CATAGEN E-FUELS GENERATOR
(in development – patent protected)
CATAGEN are developing a process for new liquid e-fuel production using its energy efficient patented OMEGA reactor. This is a new approach to developing a proprietary method to create an affordable hydrogen fuel carrier that uses the energy from a wind turbine. Hydrogen is difficult to transport so our e-fuel carrier makes it easier to transport and store.
The proposed CATAGEN System has the potential to address the issues around hydrogen storage and transport. E-fuels provide a net-zero solution to replace fossil fuels. CO2 is captured from the air and used as a feedstock with green hydrogen in the synthesis of e-fuel and is recycled into the air once used in application. A totally renewable energy dense fuel with Net Zero CO2.

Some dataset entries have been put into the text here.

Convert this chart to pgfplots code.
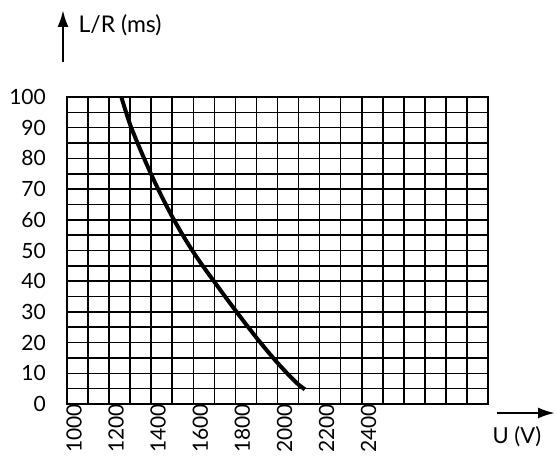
\documentclass[border=0pt]{standalone}
\usepackage{fontspec}
\setmainfont{Lato}
\usepackage{pgfplots}
\pgfplotsset{compat=1.18}
\usetikzlibrary{arrows.meta}

% time constant L/R against voltage U
\pgfplotstableread{
U     LR
1258  100
1300  91
1350  82.6
1400  74.8
1450  67.6
1500  61
1550  55
1600  49.5
1650  44.5
1700  39.8
1750  35.1
1800  30.5
1850  26
1900  21.6
1950  17.4
2000  13.4
2050  9.7
2100  6.3
2130  4.8
}\curvedata

\begin{document}
\begin{tikzpicture}[x=1pt,y=1pt]
\begin{axis}[
  at={(0,0)}, anchor=south west,
  scale only axis, width=421pt, height=307pt,
  xmin=1000, xmax=3000, ymin=0, ymax=100,
  xtick={1000,1200,...,2400},
  minor xtick={1100,1300,...,2300},
  extra x ticks={2500,2600,...,2900},
  extra x tick labels={},
  extra x tick style={grid style={gray!70, line width=1.6pt}},
  ytick={0,10,...,100},
  minor ytick={5,15,...,95},
  grid=both,
  major grid style={black, line width=1.6pt},
  minor grid style={black, line width=1.6pt},
  major tick length=0pt, minor tick length=0pt,
  axis line style={black, line width=1.6pt},
  /pgf/number format/assume math mode=true,
  /pgf/number format/1000 sep={},
  tick label style={font=\fontsize{21}{24}\selectfont},
  xticklabel style={xshift=3pt, rotate=90, anchor=east, inner sep=0pt, yshift=-4pt},
  yticklabel style={anchor=east, inner sep=0pt, xshift=-21pt},
  clip=false,
]
\addplot[black, line width=4pt, smooth] table[x=U, y=LR] {\curvedata};
\end{axis}
% axis arrows and titles
\draw[line width=2.4pt, -{Latex[length=17pt,width=11pt]}] (-4,342) -- (-4,394);
\node[anchor=west, font=\fontsize{23}{26}\selectfont] at (8,379) {L/R (ms)};
\draw[line width=2.4pt, -{Latex[length=17pt,width=11pt]}] (430,-9) -- (488,-9);
\node[font=\fontsize{22}{25}\selectfont] at (450,-33) {U (V)};
\pgfresetboundingbox
\useasboundingbox (-67,-62) rectangle (490,404);
\end{tikzpicture}
\end{document}
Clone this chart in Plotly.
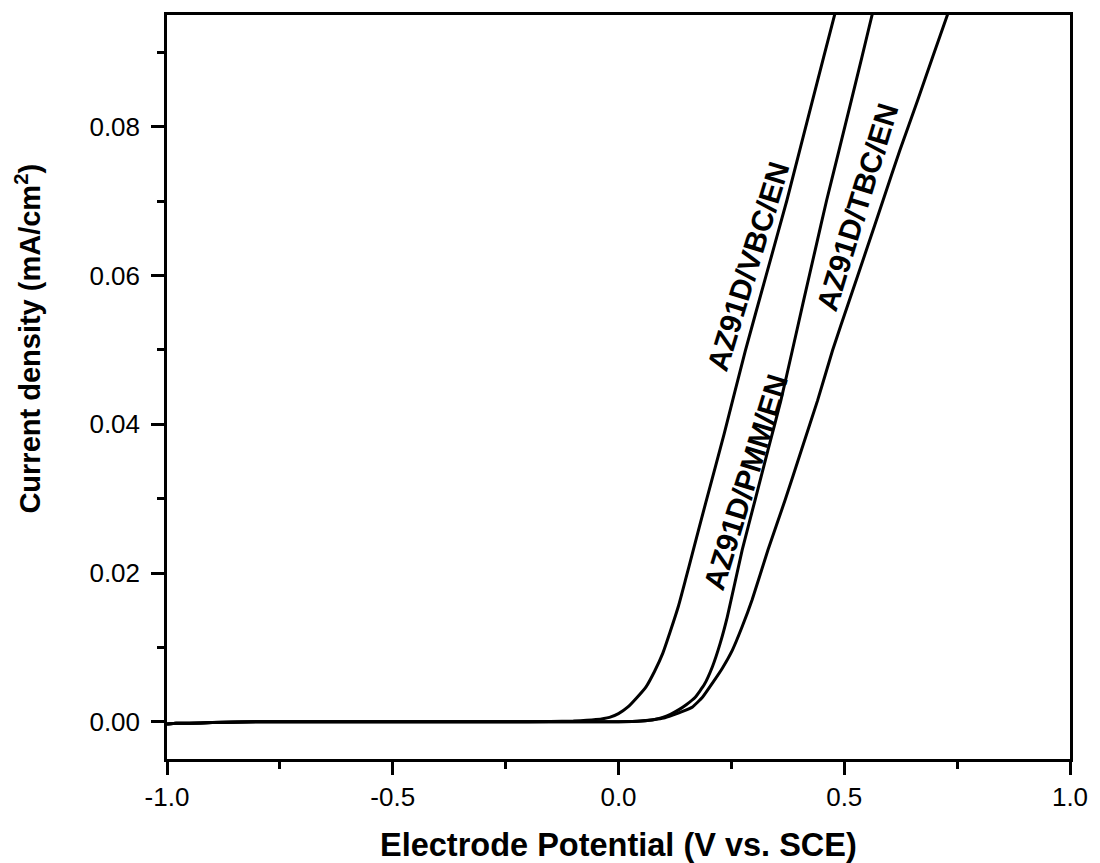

CATAGEN are presenting a potential solution based on the core competencies, skilled team and technologies developed as a successful Queen’s University Belfast spin out that works with the world’s leading automotive manufacturers.
The objective of this project is to determine the feasibility of developing new capabilities and technologies to combine known recirculating gas reactor test technology to yield a production machine and process that can produce green syngas with a subsequent second stage reaction to a high density, easily transportable green E-Fuel (a long chain hydrocarbon).
This new process will utilise green hydrogen and CO2 sequestered from the air as feedstock, with the proposed new production reactor and process to be powered using renewable electricity – resulting in a carbon net-zero, hydrogen-based, fuel which can be utilised to help decarbonise existing fleet and difficult sectors such as marine and aviation.
The calculated energy to generate 1kg of E-Gasoline using this method is 6.5kWh, which is comparable to the energy for compression of 1kg of H2 for high pressure storage, and ≈10% of the energy required to generate 1kg H2. The output of the project will mean E-Fuel can be produced at a renewable energy site alongside hydrogen production.